Task prompt
Every line of the listing must be reproduced as it stands. Leave the images behind.

Data in this exercise
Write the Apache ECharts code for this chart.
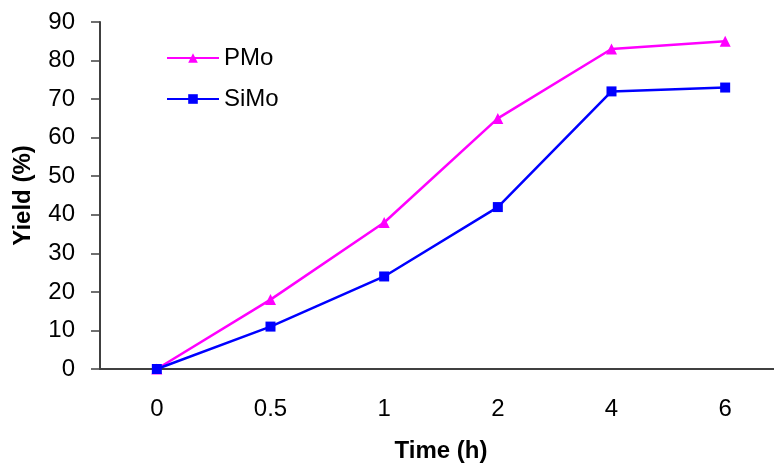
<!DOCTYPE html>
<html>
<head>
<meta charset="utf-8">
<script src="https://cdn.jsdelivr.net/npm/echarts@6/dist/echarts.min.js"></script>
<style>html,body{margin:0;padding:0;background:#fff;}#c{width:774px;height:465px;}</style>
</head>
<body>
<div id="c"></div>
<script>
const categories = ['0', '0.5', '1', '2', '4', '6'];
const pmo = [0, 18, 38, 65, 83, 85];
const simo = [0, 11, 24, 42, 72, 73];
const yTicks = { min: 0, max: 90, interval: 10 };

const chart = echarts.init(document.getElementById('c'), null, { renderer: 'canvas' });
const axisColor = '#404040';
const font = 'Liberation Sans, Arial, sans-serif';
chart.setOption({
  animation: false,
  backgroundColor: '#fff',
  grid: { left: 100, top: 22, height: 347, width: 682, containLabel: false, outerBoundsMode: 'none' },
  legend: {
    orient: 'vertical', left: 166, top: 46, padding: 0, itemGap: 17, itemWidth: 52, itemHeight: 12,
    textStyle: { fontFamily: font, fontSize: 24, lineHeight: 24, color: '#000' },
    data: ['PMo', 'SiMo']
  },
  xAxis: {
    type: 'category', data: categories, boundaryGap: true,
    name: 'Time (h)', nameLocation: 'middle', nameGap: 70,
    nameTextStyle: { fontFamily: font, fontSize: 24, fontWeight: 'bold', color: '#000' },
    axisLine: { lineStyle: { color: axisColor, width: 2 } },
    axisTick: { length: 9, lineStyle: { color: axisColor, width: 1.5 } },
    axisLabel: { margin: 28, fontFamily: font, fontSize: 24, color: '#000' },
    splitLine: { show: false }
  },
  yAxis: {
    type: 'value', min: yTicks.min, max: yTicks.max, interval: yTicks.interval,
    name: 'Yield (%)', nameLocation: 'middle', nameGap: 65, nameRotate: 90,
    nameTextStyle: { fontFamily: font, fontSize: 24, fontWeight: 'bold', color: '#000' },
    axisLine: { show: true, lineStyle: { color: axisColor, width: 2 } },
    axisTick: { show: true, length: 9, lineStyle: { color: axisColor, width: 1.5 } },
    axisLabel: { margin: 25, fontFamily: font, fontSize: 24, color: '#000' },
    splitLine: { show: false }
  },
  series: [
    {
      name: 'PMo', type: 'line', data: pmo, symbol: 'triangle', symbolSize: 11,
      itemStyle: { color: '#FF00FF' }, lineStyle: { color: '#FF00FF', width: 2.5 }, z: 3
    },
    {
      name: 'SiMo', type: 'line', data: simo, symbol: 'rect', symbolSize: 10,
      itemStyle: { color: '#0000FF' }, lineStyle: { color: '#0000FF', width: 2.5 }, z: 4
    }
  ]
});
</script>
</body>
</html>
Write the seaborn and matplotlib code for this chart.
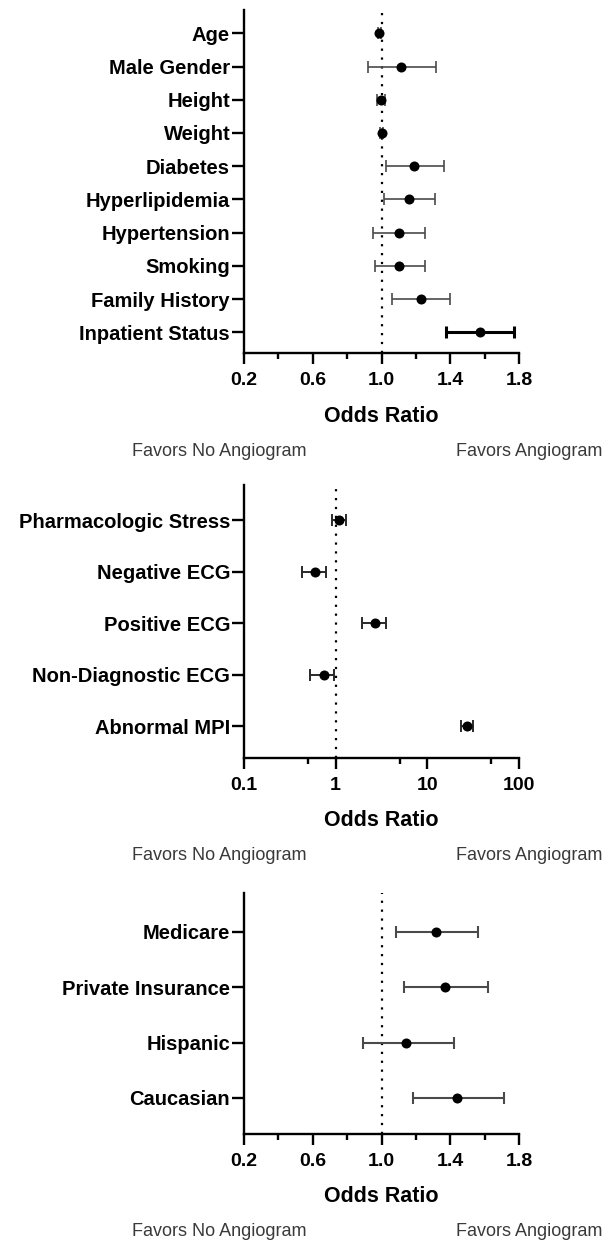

Solution to the problem
Write the Apache ECharts code for this chart.
<!DOCTYPE html>
<html>
<head>
<meta charset="utf-8">
<script src="https://cdn.jsdelivr.net/npm/echarts@6/dist/echarts.min.js"></script>
<style>html,body{margin:0;padding:0;background:#fff;}#c{width:774px;height:465px;}</style>
</head>
<body>
<div id="c"></div>
<script>
const categories = ['0', '0.5', '1', '2', '4', '6'];
const pmo = [0, 18, 38, 65, 83, 85];
const simo = [0, 11, 24, 42, 72, 73];
const yTicks = { min: 0, max: 90, interval: 10 };

const chart = echarts.init(document.getElementById('c'), null, { renderer: 'canvas' });
const axisColor = '#404040';
const font = 'Liberation Sans, Arial, sans-serif';
chart.setOption({
  animation: false,
  backgroundColor: '#fff',
  grid: { left: 100, top: 22, height: 347, width: 682, containLabel: false, outerBoundsMode: 'none' },
  legend: {
    orient: 'vertical', left: 166, top: 46, padding: 0, itemGap: 17, itemWidth: 52, itemHeight: 12,
    textStyle: { fontFamily: font, fontSize: 24, lineHeight: 24, color: '#000' },
    data: ['PMo', 'SiMo']
  },
  xAxis: {
    type: 'category', data: categories, boundaryGap: true,
    name: 'Time (h)', nameLocation: 'middle', nameGap: 70,
    nameTextStyle: { fontFamily: font, fontSize: 24, fontWeight: 'bold', color: '#000' },
    axisLine: { lineStyle: { color: axisColor, width: 2 } },
    axisTick: { length: 9, lineStyle: { color: axisColor, width: 1.5 } },
    axisLabel: { margin: 28, fontFamily: font, fontSize: 24, color: '#000' },
    splitLine: { show: false }
  },
  yAxis: {
    type: 'value', min: yTicks.min, max: yTicks.max, interval: yTicks.interval,
    name: 'Yield (%)', nameLocation: 'middle', nameGap: 65, nameRotate: 90,
    nameTextStyle: { fontFamily: font, fontSize: 24, fontWeight: 'bold', color: '#000' },
    axisLine: { show: true, lineStyle: { color: axisColor, width: 2 } },
    axisTick: { show: true, length: 9, lineStyle: { color: axisColor, width: 1.5 } },
    axisLabel: { margin: 25, fontFamily: font, fontSize: 24, color: '#000' },
    splitLine: { show: false }
  },
  series: [
    {
      name: 'PMo', type: 'line', data: pmo, symbol: 'triangle', symbolSize: 11,
      itemStyle: { color: '#FF00FF' }, lineStyle: { color: '#FF00FF', width: 2.5 }, z: 3
    },
    {
      name: 'SiMo', type: 'line', data: simo, symbol: 'rect', symbolSize: 10,
      itemStyle: { color: '#0000FF' }, lineStyle: { color: '#0000FF', width: 2.5 }, z: 4
    }
  ]
});
</script>
</body>
</html>
Write the seaborn and matplotlib code for this chart.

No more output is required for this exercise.